Untuk mengurangi rasa nyeri, larutan alkohol yang akan disuntikkan dapat
dicampur terlebih dahulu dengan obat anestesi lokal. Penyuntikan bahan kimia
ini akan menyebabkan iritasi dan kerusakan sel-sel saraf, baik pada membran
protein, lapisan myelin, hingga akson dan sambungan saraf. Bahan ini dapat
disuntikkan secara intratekal untuk menghentikan hantaran sinyal nyeri ke otak.
-
Radiofrekuensi
Pemberian arus radiofrekuensi sebesar 50-500kHz ke dalam jaringan saraf
akan menimbulkan panas ang dapat mengakibatkan ablasi atau kerusakan jalur yang
menghubungkan saraf tepi dan saraf pusat.

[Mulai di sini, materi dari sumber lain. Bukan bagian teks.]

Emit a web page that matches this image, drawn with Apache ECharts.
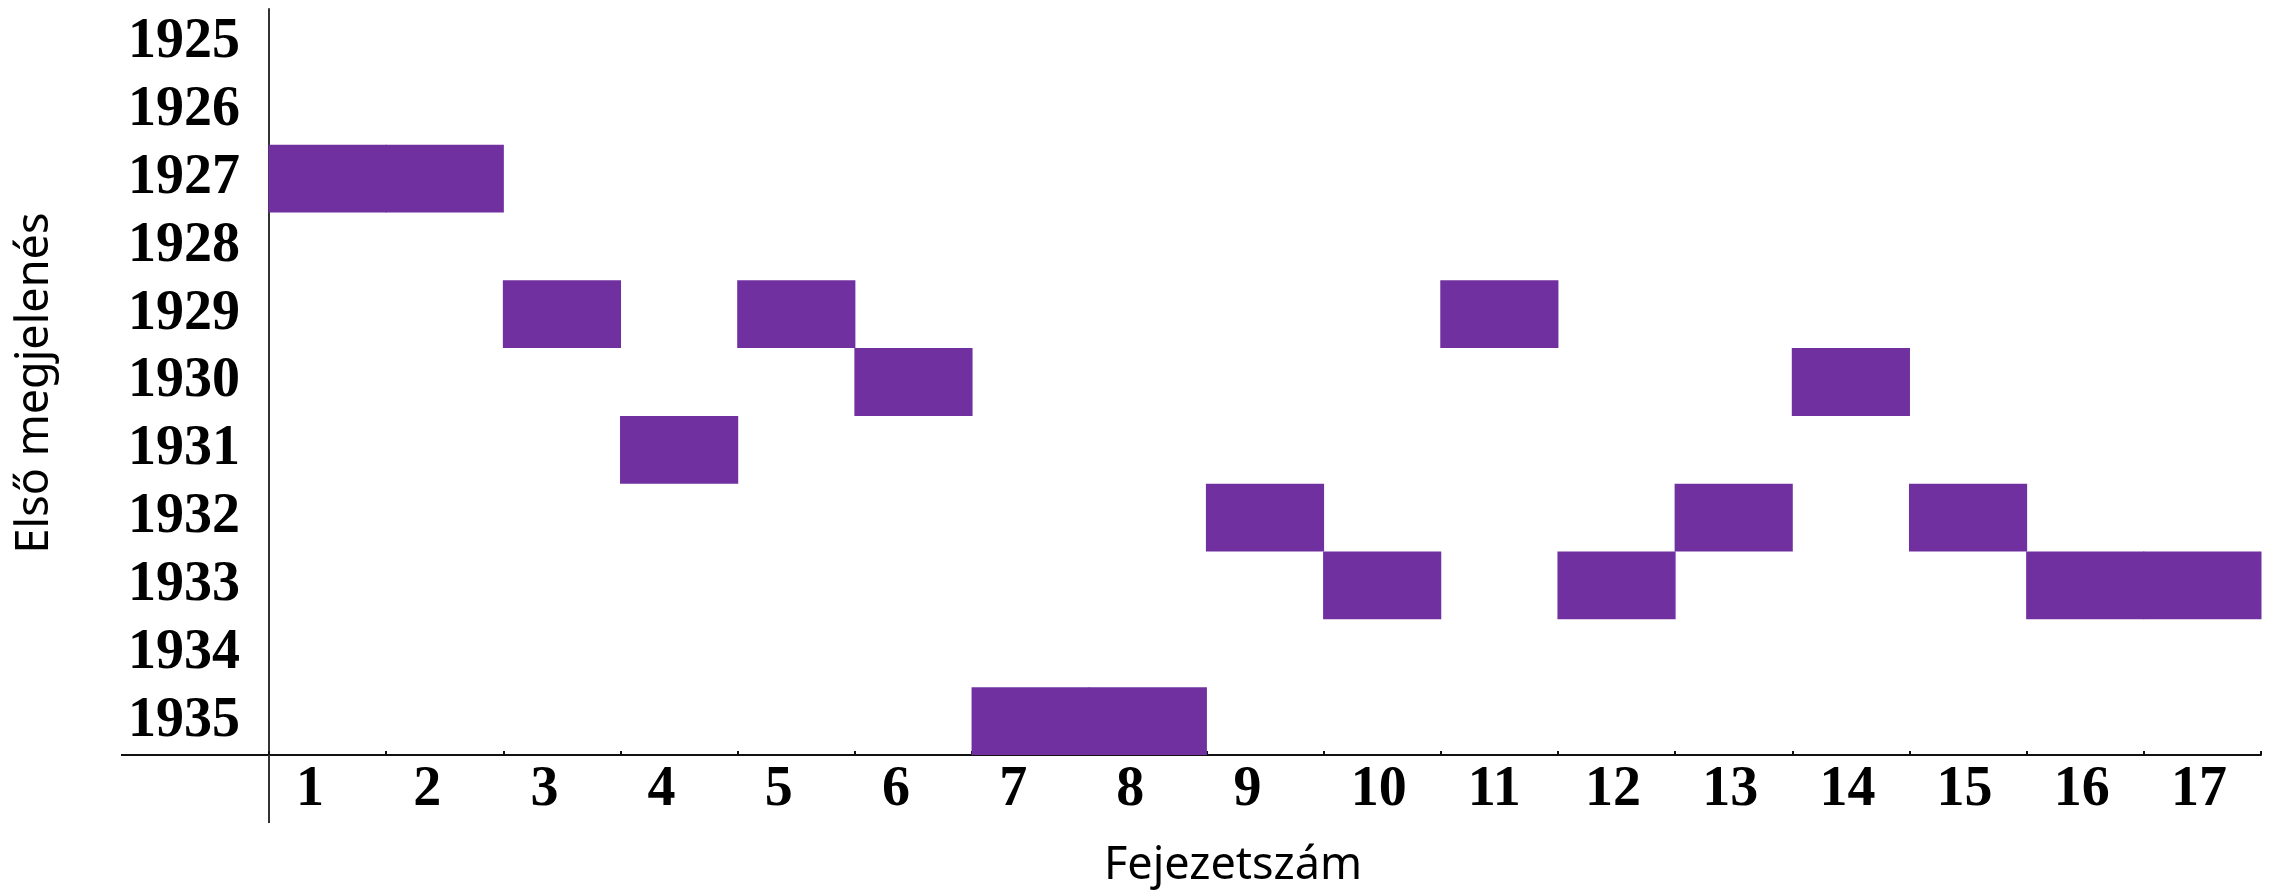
<!DOCTYPE html>
<html>
<head>
<meta charset="utf-8">
<script src="https://cdn.jsdelivr.net/npm/echarts@6/dist/echarts.min.js"></script>
<style>
html,body{margin:0;padding:0;background:#fff;}
#chart{width:2280px;height:891px;}
</style>
</head>
<body>
<div id="chart"></div>
<script>
// ---- data ----
var chapters = ['1','2','3','4','5','6','7','8','9','10','11','12','13','14','15','16','17'];
var years = ['1925','1926','1927','1928','1929','1930','1931','1932','1933','1934','1935'];
var firstYear = [1927,1927,1929,1931,1929,1930,1935,1935,1932,1933,1929,1933,1932,1930,1932,1933,1933];
var xTitle = 'Fejezetszám';
var yTitle = 'Első megjelenés';

// ---- layout ----
var G = {left: 269, right: 19, top: 9, bottom: 136};
var W = 2280, H = 891;
var axisX = G.left, axisY = H - G.bottom;

var cells = firstYear.map(function (y, i) { return [i, years.indexOf(String(y))]; });

var chart = echarts.init(document.getElementById('chart'), null, {renderer: 'canvas'});
chart.setOption({
  animation: false,
  backgroundColor: '#ffffff',
  grid: {left: G.left, right: G.right, top: G.top, bottom: G.bottom, containLabel: false},
  xAxis: {
    type: 'category',
    data: chapters,
    boundaryGap: true,
    axisLine: {show: true, lineStyle: {color: '#111111', width: 2}},
    axisTick: {show: true, inside: true, length: 4, alignWithLabel: false, lineStyle: {color: '#111111', width: 2}},
    axisLabel: {
      interval: 0,
      margin: 8,
      formatter: function (v) { return '{a|' + v + '}'; },
      rich: {
        a: {width: 63, align: 'left', fontFamily: 'Liberation Serif', fontWeight: 'bold', fontSize: 56, color: '#000'}
      }
    },
    splitLine: {show: false}
  },
  yAxis: {
    type: 'category',
    data: years,
    inverse: true,
    boundaryGap: true,
    axisLine: {show: true, lineStyle: {color: '#333333', width: 2}},
    axisTick: {show: false},
    axisLabel: {interval: 0, margin: 29, fontFamily: 'Liberation Serif', fontWeight: 'bold', fontSize: 56, color: '#000'},
    splitLine: {show: false}
  },
  series: [{
    type: 'custom',
    data: cells,
    encode: {x: 0, y: 1},
    z: 1,
    renderItem: function (params, api) {
      var c = api.coord([api.value(0), api.value(1)]);
      var s = api.size([1, 1]);
      return {
        type: 'rect',
        shape: {x: c[0] - s[0] / 2 - 0.5, y: c[1] - s[1] / 2, width: s[0] + 1, height: s[1]},
        style: {fill: '#7030A0'}
      };
    }
  }],
  graphic: [
    {type: 'line', shape: {x1: 121, y1: axisY, x2: axisX, y2: axisY}, style: {stroke: '#111111', lineWidth: 2}, z: 10},
    {type: 'line', shape: {x1: axisX, y1: axisY, x2: axisX, y2: 823}, style: {stroke: '#333333', lineWidth: 2}, z: 10},
    {type: 'text', x: 1233, y: 866, style: {text: xTitle, font: '45px "Noto Sans"', fill: '#000', align: 'center', verticalAlign: 'middle', textAlign: 'center', textVerticalAlign: 'middle'}},
    {type: 'text', x: 35, y: 383, rotation: Math.PI / 2, style: {text: yTitle, font: '45px "Noto Sans"', fill: '#000', align: 'center', verticalAlign: 'middle', textAlign: 'center', textVerticalAlign: 'middle'}}
  ]
});
</script>
</body>
</html>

Pada radiofrekuensi konvensional, arus ini dihantarkan melalui ujung
jarum yang diletakkan pada saraf yang menjadi sasaran, kemudian dipanaskan paa
suhu 80-90°C selama 60-90 menit.
-
Pembedahan
Penghantaran sinyal dari
saraf tepi kesaraf pusat data dihambat dengan memutuskan hubungan keduanya
melalui pembedahan. Meski demikian, teknik ini jarang dilakukan. Teknik
pembedahan yang dapat dilakukan di antaranya myelotomi midline untuk kanker
yang menimbulkan nyeri visceral dan perusakan akar dorsal pada sumsum tulang belakang.